Somehow, as I was going through my divorce, the real one, I imagined my ex-wife writing a book called, “Leaving John.” Her side of the story. How hard it was to be married to genius. All hours of the night, zooming off in epiphanies and reveries. It was exhausting. And her art drive was dead, so she wasn’t happy about that either. She complained about my wanting to nap on a Saturday or Sunday. Ever! There were always chores that could be done. “Always laundry to be folded,” was her favorite rationalization about not wanting to have sex or join me for a nap.
I’ve learned to nap. I put a value on napping together. It can lead to closer things. And drive as I do, I often burn the midnight oil and catch up by napping. Regularly. It’s part of my program. It’s working for me.
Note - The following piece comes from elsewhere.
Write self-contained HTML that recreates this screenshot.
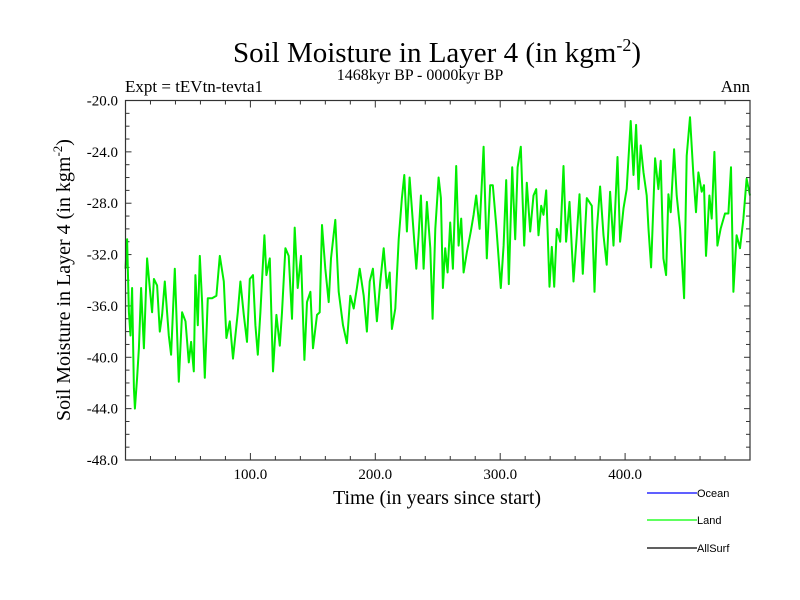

A part of me always wants to drive to the beach. The Texas beach. Hot. Sticky. Boring waves. Kitsch. Mediocre TexMex food. Alone I often find solace in the beach at night, the sound of the waves. A part of my childhood reconnects at the beach at night. Wander around to a few beach fires on a weekend night. The salt air, crisp wind coming in from the ocean, and the stars.
I don’t have any desire to run, at the moment. I’m in my state. My house is good. My rhythm is good. Job sucks, but a few prospects seem promising. Creativity is great. Fitness and nutrition is good. I’m living a big life in a little moment. Crap job, long hours, exhaustion, and taking all of that and using it to create a new work of art, The Happy Cashier has been born. I am happy.
Even when things are shitty, when there’s a crisis, when my feelings are hurt: I am happy.
The book my ex-wife was going to write was going to sell well. My writing would be discovered off the back of her fame. Somehow she painted me as a generous and loving man with a fatal flaw she couldn’t fix or live with. She got famous. Talk shows. She looked great. Divorced her neurotypical husband, who had served his purpose.
Of course, I’m giving my ex-wife way to much emotional credit. I put the emotion in things. She just white knuckles it and complains. There’s no book in her because there’s very little feeling in her soul. She’s calculating, mathematical, and logical, with a touch of “mom” that was nearly successful in cracking her hard outer shell. Instead of opening up and digging in, she opted-out. I was writing the poetry and songs. She was just singing the song because it fell in her vocal range. Nothing really.